The totality of the 1961 Convention emphasizes the functional necessity of diplomatic privileges for the efficient conduct of international relations as well as pointing to the character of the diplomatic mission as representing its state. Thus, the purpose of the Vienna Convention on Diplomatic Relations, 1961 is to provide:
"privileges and immunities which are not to benefit individuals but to ensure the efficient performance of the functions of diplomatic missions as representing states."
VIENNA CONVENTION ON CONSULAR RELATIONS, 1963.
The Convention was signed at Vienna on April 24, 1963. The Convention has 79 Articles and provides immunity for consuls in order to protect consular relations among nations.

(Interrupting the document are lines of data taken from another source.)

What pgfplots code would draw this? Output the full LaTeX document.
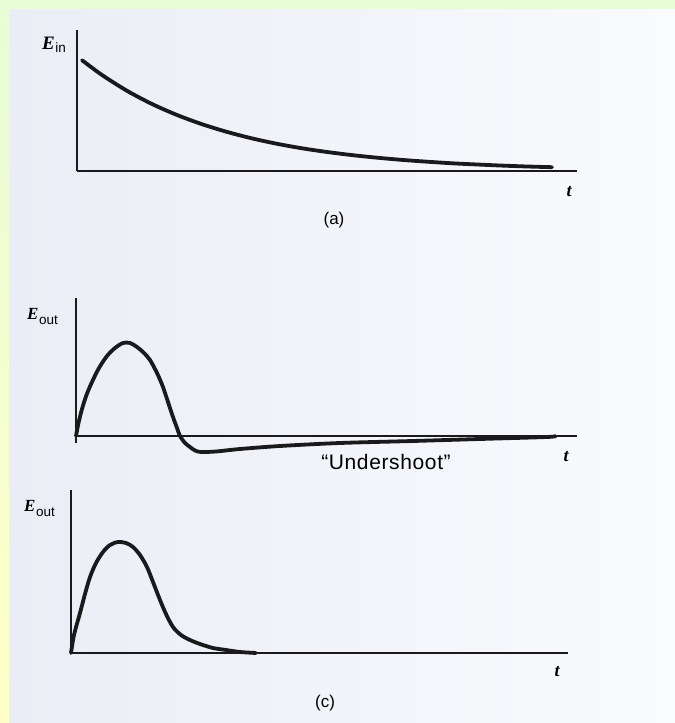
\documentclass[border=0pt]{standalone}
\usepackage{fontspec}
\setmainfont{Liberation Serif}
\setsansfont{Liberation Sans}
\usepackage{pgfplots}
\pgfplotsset{compat=1.18}

\definecolor{frameA}{HTML}{E8FDD6}
\definecolor{frameB}{HTML}{FFFFC8}
\definecolor{paperL}{HTML}{EAEDF5}
\definecolor{paperR}{HTML}{FAFBFE}
\definecolor{ink}{HTML}{1A1A1C}

% shared look of the three sketch axes: bare axis lines, no ticks
\pgfplotsset{
  sketch/.style={
    scale only axis, ticks=none, clip=false, xmin=0,
    axis line style={ink, line width=2.6bp, -},
    every outer x axis line/.append style={-},
    every outer y axis line/.append style={-},
    every inner x axis line/.append style={-},
    every inner y axis line/.append style={-},
    anchor=south west,
  },
  curve/.style={ink, line width=3.8bp, smooth, tension=0.5, line cap=round},
}

\newcommand{\Evar}[1]{{\fontsize{#1}{#1}\selectfont\bfseries\itshape E}}
\newcommand{\tvar}{\fontsize{18bp}{20bp}\selectfont\bfseries\itshape t}
\newcommand{\sub}[1]{{\fontsize{13.5bp}{15bp}\sffamily #1}}

\begin{document}
\begin{tikzpicture}
  % page background
  \fill[frameA] (0bp,0bp) rectangle (675bp,723bp);
  \shade[left color=paperL, right color=paperR] (9bp,0bp) rectangle (675bp,713bp);
  \shade[top color=frameA, bottom color=frameB] (0bp,0bp) rectangle (9bp,723bp);

  % (a) input: decaying exponential
  \begin{axis}[axis lines=left, sketch, at={(77bp,552bp)}, width=500bp, height=141bp,
      xmax=10, ymin=0, ymax=1.41]
    \addplot[curve] coordinates {
      (0.1,1.108) (0.5,0.960) (1.0,0.802) (1.5,0.670) (2.0,0.560)
      (2.5,0.468) (3.0,0.391) (3.5,0.326) (4.0,0.272) (4.5,0.227)
      (5.0,0.190) (5.5,0.159) (6.0,0.133) (6.5,0.111) (7.0,0.093)
      (7.5,0.077) (8.0,0.065) (8.5,0.054) (9.0,0.045) (9.5,0.038)};
  \end{axis}
  \node[anchor=base west, inner sep=0pt] at (42bp,673bp)
    {\Evar{19bp}\kern0.5bp\raisebox{-3bp}{\sub{in}}};
  \node at (569bp,531bp) {\tvar};
  \node at (334bp,503bp) {\fontsize{17bp}{19bp}\sffamily (a)};

  % (b) output with undershoot
  \begin{axis}[axis lines=middle, sketch, at={(76bp,280bp)}, width=501bp, height=145bp,
      xmax=10.02, ymin=-0.07, ymax=1.38]
    \addplot[curve] coordinates {
      (0,0) (0.05,0.13) (0.12,0.27) (0.21,0.41) (0.32,0.54) (0.46,0.68)
      (0.62,0.80) (0.78,0.88) (0.94,0.93) (1.08,0.93) (1.22,0.89)
      (1.36,0.83) (1.48,0.76) (1.62,0.63) (1.74,0.49) (1.84,0.34)
      (1.94,0.19) (2.02,0.08) (2.08,0) (2.18,-0.07) (2.28,-0.11)
      (2.38,-0.145) (2.50,-0.16) (2.80,-0.155) (3.28,-0.13) (4.08,-0.10)
      (5.28,-0.07) (6.74,-0.05) (8.08,-0.03) (9.42,-0.01) (9.58,0)};
  \end{axis}
  \node[anchor=base west, inner sep=0pt] at (27bp,403bp)
    {\Evar{17bp}\kern0.5bp\raisebox{-4.5bp}{\sub{out}}};
  \node at (566bp,266bp) {\tvar};
  \node at (386bp,261bp)
    {\fontsize{21bp}{23bp}\sffamily\addfontfeature{LetterSpace=3}``Undershoot''};

  % (c) output without undershoot
  \begin{axis}[axis lines=left, sketch, at={(71bp,70bp)}, width=497bp, height=163bp,
      xmax=9.94, ymin=0, ymax=1.63]
    \addplot[curve] coordinates {
      (0,0) (0.06,0.18) (0.18,0.40) (0.28,0.59) (0.38,0.76) (0.50,0.90)
      (0.64,1.01) (0.78,1.08) (0.94,1.11) (1.10,1.10) (1.24,1.06)
      (1.38,0.98) (1.52,0.86) (1.64,0.71) (1.78,0.53) (1.90,0.39)
      (2.04,0.26) (2.20,0.18) (2.38,0.13) (2.58,0.09) (2.84,0.05)
      (3.10,0.03) (3.38,0.01) (3.70,0)};
  \end{axis}
  \node[anchor=base west, inner sep=0pt] at (24bp,211bp)
    {\Evar{17bp}\kern0.5bp\raisebox{-4.5bp}{\sub{out}}};
  \node at (557bp,51bp) {\tvar};
  \node at (325bp,20bp) {\fontsize{17bp}{19bp}\sffamily (c)};
\end{tikzpicture}
\end{document}
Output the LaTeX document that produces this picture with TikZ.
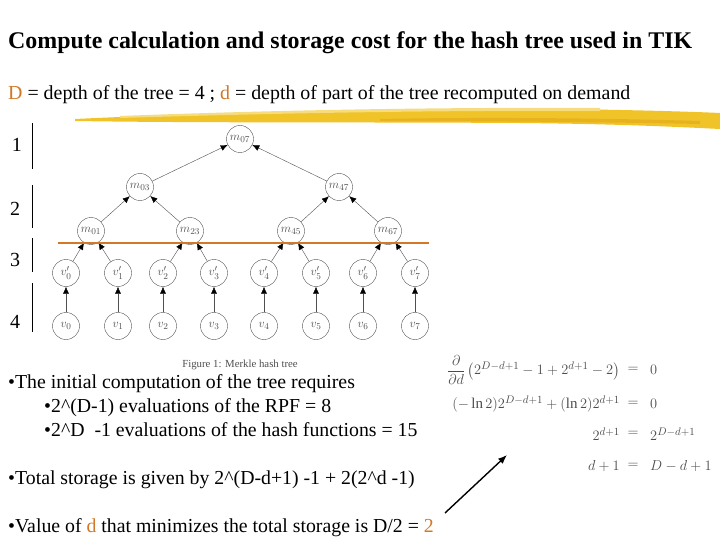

Generally, consuls represent their state in many administrative ways, for instance, by issuing visas and passports and generally promoting the commercial interests of their state. However, their functions are few and they are accordingly not permitted the same degree of immunity from jurisdiction as diplomatic agents.
The 1963 Vienna Convention provides immunity only for consular officers and not to political officers of the sending State in the receiving State. Therefore, no political office holder e.g. Governor can claim immunity provided under the 1963 Convention.
Even under the 1963 Convention on Consular Relations, Consular Officers can be arrested and prosecuted in respect of grave offences by virtue of Articles 41 and 43. Consequently, whether under the 1961 or 1963 Vienna Convention, there is nothing in the two Vienna Conventions that gives immunity to a governor being the head of political division within a country like Nigeria. After all, he is not the Head of a Sovereign State in International Law. He is not a member of a diplomatic mission abroad, and not a member of our consular missions any where in the world.
There are other International Conventions, which for our purpose are not relevant here.
Finally, as far as International Law is concerned, Governor Diepreye Alamieyeseigha has no immunity from arrest in any country outside Nigeria.